Little Mountain sale records ordered released in FOI battle
The long-secret and much-discussed details of one of B.C.'s most controversial public land sales is one step closer to the light of day, thanks to a two-year battle to unearth the provincial government's original deal to sell Vancouver's Little Mountain social-housing property.
“This is a good day for those who care about transparency,” said David Chudnovsky, the retired politician who has fought for years for greater scrutiny of the government's 2008 sale of Little Mountain to Holborn Holdings, a Vancouver development firm owned by one of Malaysia's wealthiest families.
Chudnovsky pushed B. C.'s then-Liberal government for details on Little Mountain's redevelopment when it was announced in 2007, while he was the NDP MLA for Vancouver-Kensington. After retiring from politics, he kept on the issue, filing a Freedom of Information (FOI) request in 2018 seeking the sale contract.
Last week, an adjudicator with B.C.'s Office of the Information and Privacy Commissioner (OIPC) ordered the contract should be released, a decision Chudnovsky called “tremendously significant.”
Most of the six-hectare Little Mountain site in East Van, once home to almost 800 people in 224 non-market homes, was demolished in 2009. Although Holborn pledged to rebuild all the social housing, the property has sat mostly vacant for more than a decade, to the frustration of many. During that time, Holborn developed the recently shuttered Trump Hotel in Downtown Vancouver.

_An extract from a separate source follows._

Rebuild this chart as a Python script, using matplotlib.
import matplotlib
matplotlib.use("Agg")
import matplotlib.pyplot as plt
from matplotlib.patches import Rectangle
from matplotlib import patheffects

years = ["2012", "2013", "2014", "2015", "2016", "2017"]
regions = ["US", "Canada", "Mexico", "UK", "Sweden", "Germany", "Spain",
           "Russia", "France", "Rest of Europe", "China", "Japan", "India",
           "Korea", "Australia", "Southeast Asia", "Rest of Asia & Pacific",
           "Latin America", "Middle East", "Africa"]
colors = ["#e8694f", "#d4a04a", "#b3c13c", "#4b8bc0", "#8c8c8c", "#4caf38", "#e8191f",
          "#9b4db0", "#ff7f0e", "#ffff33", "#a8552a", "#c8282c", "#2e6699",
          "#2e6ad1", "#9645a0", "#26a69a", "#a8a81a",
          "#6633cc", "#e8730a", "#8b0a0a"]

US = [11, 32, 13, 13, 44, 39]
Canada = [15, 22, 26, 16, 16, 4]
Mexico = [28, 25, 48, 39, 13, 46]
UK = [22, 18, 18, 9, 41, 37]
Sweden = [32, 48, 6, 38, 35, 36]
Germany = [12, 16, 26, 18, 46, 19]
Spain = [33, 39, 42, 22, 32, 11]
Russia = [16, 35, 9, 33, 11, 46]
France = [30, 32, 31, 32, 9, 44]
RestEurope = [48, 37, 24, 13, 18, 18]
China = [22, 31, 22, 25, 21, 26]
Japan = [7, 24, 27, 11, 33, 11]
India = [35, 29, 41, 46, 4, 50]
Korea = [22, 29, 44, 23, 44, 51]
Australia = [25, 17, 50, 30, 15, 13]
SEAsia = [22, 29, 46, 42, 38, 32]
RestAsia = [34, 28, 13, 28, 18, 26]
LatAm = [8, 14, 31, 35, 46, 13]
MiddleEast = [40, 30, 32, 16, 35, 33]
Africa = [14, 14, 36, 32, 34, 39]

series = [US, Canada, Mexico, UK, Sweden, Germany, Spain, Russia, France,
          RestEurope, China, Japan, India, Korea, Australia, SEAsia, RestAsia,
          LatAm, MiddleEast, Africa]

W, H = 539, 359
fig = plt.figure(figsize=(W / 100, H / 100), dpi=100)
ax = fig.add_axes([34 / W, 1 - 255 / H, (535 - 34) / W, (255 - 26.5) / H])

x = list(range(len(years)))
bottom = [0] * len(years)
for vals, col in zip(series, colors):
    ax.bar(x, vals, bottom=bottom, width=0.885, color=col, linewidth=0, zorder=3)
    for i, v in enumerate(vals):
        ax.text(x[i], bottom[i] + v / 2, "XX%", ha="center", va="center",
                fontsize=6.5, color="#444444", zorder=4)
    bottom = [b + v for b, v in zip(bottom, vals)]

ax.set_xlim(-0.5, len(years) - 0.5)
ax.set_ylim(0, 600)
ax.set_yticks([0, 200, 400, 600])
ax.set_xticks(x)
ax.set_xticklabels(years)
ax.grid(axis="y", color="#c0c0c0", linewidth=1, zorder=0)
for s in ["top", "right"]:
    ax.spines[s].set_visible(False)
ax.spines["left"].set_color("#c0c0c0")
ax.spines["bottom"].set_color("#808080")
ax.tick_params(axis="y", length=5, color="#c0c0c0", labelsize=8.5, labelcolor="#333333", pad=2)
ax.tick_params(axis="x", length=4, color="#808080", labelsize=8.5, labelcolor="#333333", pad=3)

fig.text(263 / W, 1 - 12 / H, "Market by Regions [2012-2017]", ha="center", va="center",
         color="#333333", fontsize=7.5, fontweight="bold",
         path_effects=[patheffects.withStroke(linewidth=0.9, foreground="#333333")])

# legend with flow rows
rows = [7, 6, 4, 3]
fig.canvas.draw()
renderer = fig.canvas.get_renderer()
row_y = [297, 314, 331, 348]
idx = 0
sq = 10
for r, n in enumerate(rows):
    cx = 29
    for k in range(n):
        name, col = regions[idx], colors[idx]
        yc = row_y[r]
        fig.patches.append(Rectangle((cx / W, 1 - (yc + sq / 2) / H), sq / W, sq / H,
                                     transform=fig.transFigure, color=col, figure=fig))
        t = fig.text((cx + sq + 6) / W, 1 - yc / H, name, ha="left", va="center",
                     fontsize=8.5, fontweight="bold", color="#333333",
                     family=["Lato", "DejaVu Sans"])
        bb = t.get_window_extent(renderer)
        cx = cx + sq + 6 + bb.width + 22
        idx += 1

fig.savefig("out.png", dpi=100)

Holborn didn't reply to a request for comment this week. In the past, the company has said it's working hard to develop Little Mountain, including the replacement of social housing and new-market homes, but progress has been delayed.

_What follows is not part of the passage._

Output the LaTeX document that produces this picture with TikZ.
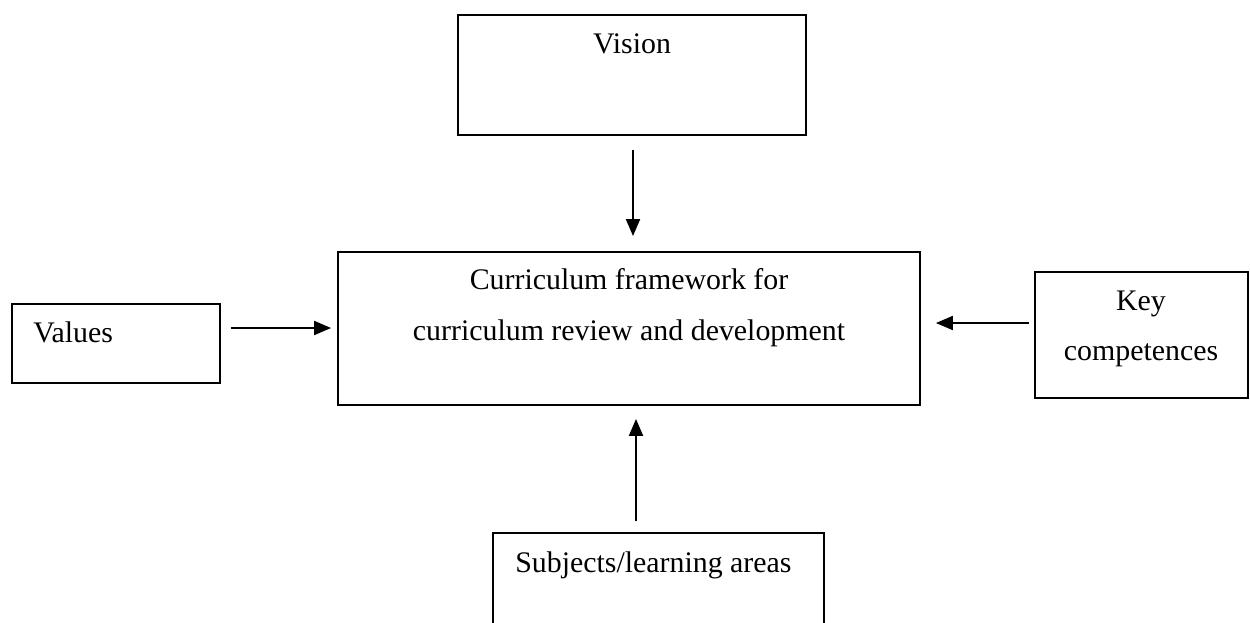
\documentclass[tikz,border=0pt]{standalone}
\usepackage{fontspec}
\setmainfont{Liberation Serif}
\usetikzlibrary{arrows.meta}

\tikzset{
	box/.style={draw,rectangle,line width=1.1pt,inner sep=0pt},
	lbl/.style={inner sep=0pt,font=\fontsize{17}{20}\selectfont},
	arr/.style={line width=1.1pt,-{Triangle[length=0.34cm,width=0.28cm]}}
}

\begin{document}
\begin{tikzpicture}[x=0.02cm,y=-0.02cm]
	%frame
	\useasboundingbox (0,0) rectangle (1250,622);
	\clip (0,0) rectangle (1250,622);

	%boxes
	\node[box,minimum width=6.96cm,minimum height=2.4cm] (vision) at (632,75) {};
	\node[box,minimum width=11.64cm,minimum height=3.06cm] (frame) at (629,328.5) {};
	\node[box,minimum width=4.16cm,minimum height=1.58cm] (values) at (116,343.5) {};
	\node[box,minimum width=4.26cm,minimum height=2.52cm] (key) at (1141.5,335) {};
	\node[box,minimum width=6.62cm,minimum height=2.54cm] (subjects) at (658.5,596.5) {};

	%labels
	\node[lbl,anchor=base] (visiontext) at (632,53) {Vision};
	\node[lbl,anchor=base] (frametextA) at (629,289) {Curriculum framework for};
	\node[lbl,anchor=base] (frametextB) at (629,340) {curriculum review and development};
	\node[lbl,anchor=base west] (valuestext) at (33,342) {Values};
	\node[lbl,anchor=base] (keytextA) at (1141,310) {Key};
	\node[lbl,anchor=base] (keytextB) at (1141,360) {competences};
	\node[lbl,anchor=base west] (subjectstext) at (515,572) {Subjects/learning areas};

	%arrows
	\draw[arr,shorten <=14*0.02cm,shorten >=15*0.02cm] ([xshift=0.02cm]vision.south) -- ([xshift=0.02cm]vision.south |- frame.north); %vision
	\draw[arr,shorten <=10*0.02cm,shorten >=6*0.02cm] ([yshift=0.01cm]values.east |- frame.west) -- ([yshift=0.01cm]frame.west); %values
	\draw[arr,shorten <=5*0.02cm,shorten >=15*0.02cm] ([yshift=0.24cm]key.west) -- ([yshift=0.24cm]key.west -| frame.east); %key
	\draw[arr,shorten <=11*0.02cm,shorten >=13*0.02cm] ([xshift=-0.45cm]subjects.north) -- ([xshift=-0.45cm]subjects.north |- frame.south); %subjects
\end{tikzpicture}
\end{document}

Community housing activists have for years called for transparency on the deal, and Vancouver city council voted unanimously this year to support full-disclosure. A 2018 Postmedia News investigation revealed new details about the $334 million sales agreement between the province and Holborn, including a structure that allowed Holborn to delay paying most of the funds to the province.
In 2019, B.C. Housing replied to Chudnovsky's FOI request, sending him 99 pages of contract documents. But at the request of a third party — who he assumed to be Holborn — the records were so heavily redacted that they were, in Chudnovsky's view, almost useless.
Chudnovsky sought a review from the OIPC, and received a decision last week in his favour. Although the deal is more than a decade old, it still matters, Chudnovsky said.
Many people are “skeptical about whether this deal was ever in the interests of the people of the city of Vancouver,” Chudnovsky said. “But now we're going to be able to find out.”